The shares fell by 2.7% by 5:30 AM ET (0930 GMT), but that was less a reflection of the results than of the news that Saudi Aramco is planning to begin marketing its IPO on Sunday. That’s causing investors to make room in their books for the new stock by paring existing holdings.
BP (LON:BP) had done its best to massage expectations lower in the weeks leading up to the announcement, most notably warning of an impairment charge of up to $3 billion in respect of the disposals it announced during the quarter (the legacy gas assets at BPX Energy first and foremost). As it turned out, BP actually reported an impairment of $2.6 billion, well below the maximum feared.
There was no escaping the impact of lower prices, however. U.S. crude had ranged between $68 and $74 a barrel a year earlier, but the global economic slowdown and fears of oversupply kept it stuck in the mid-50s all through this summer. As a result, underlying replacement cost profit – BP’s preferred measure – fell by over a third to $2.25 billion. The reported bottom line swung to a loss of $749 million.
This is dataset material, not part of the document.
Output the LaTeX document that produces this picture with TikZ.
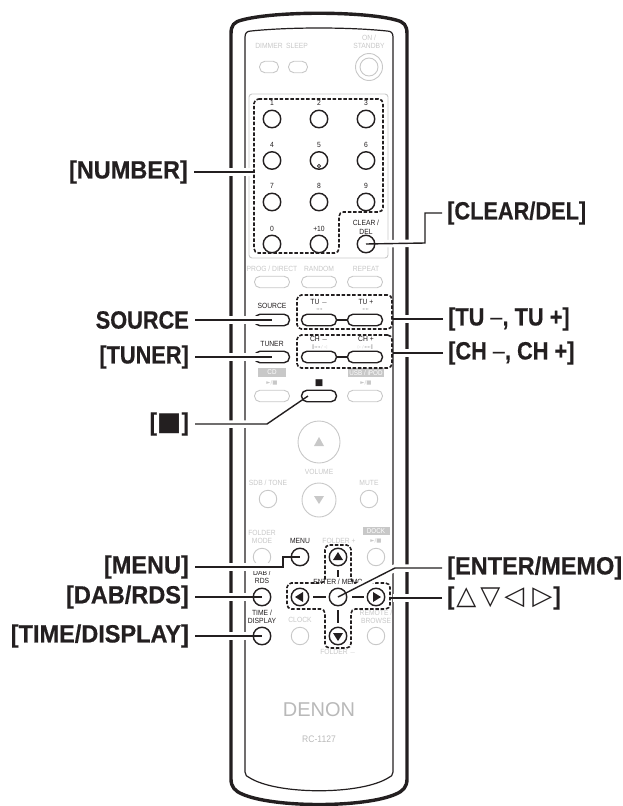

Operating cash flow stayed at a still-healthy $6.5 billion, thanks to better-than-expected performances from Rosneft and from its downstream operations.
The reported loss was of less concern than an unwelcome rise in gearing, as the asset disposals failed to bring down net debt significantly. Gearing, which measures net debt as a proportion of a company’s entire value, rose to 31.7% from 31% three months earlier, moving away from the targeted range of 20%-30%. Chief financial officer Brian Gilvary said he expects it to stay above 30% through the end of the year (even though the group expects to sell nearly $3 billion more in assets by then), before falling to around 25% next year. That reflects BP's optimism that it can continue to generate enough cash to cover both capex and dividends at current prices and still have something left over to strengthen the balance sheet.
Elsewhere, all of Europe’s main indexes were in the red. The FTSE 100 was down 0.4%, while the German DAX was down 0.3%. The benchmark Stoxx 600 was down 0.5% at 396.58.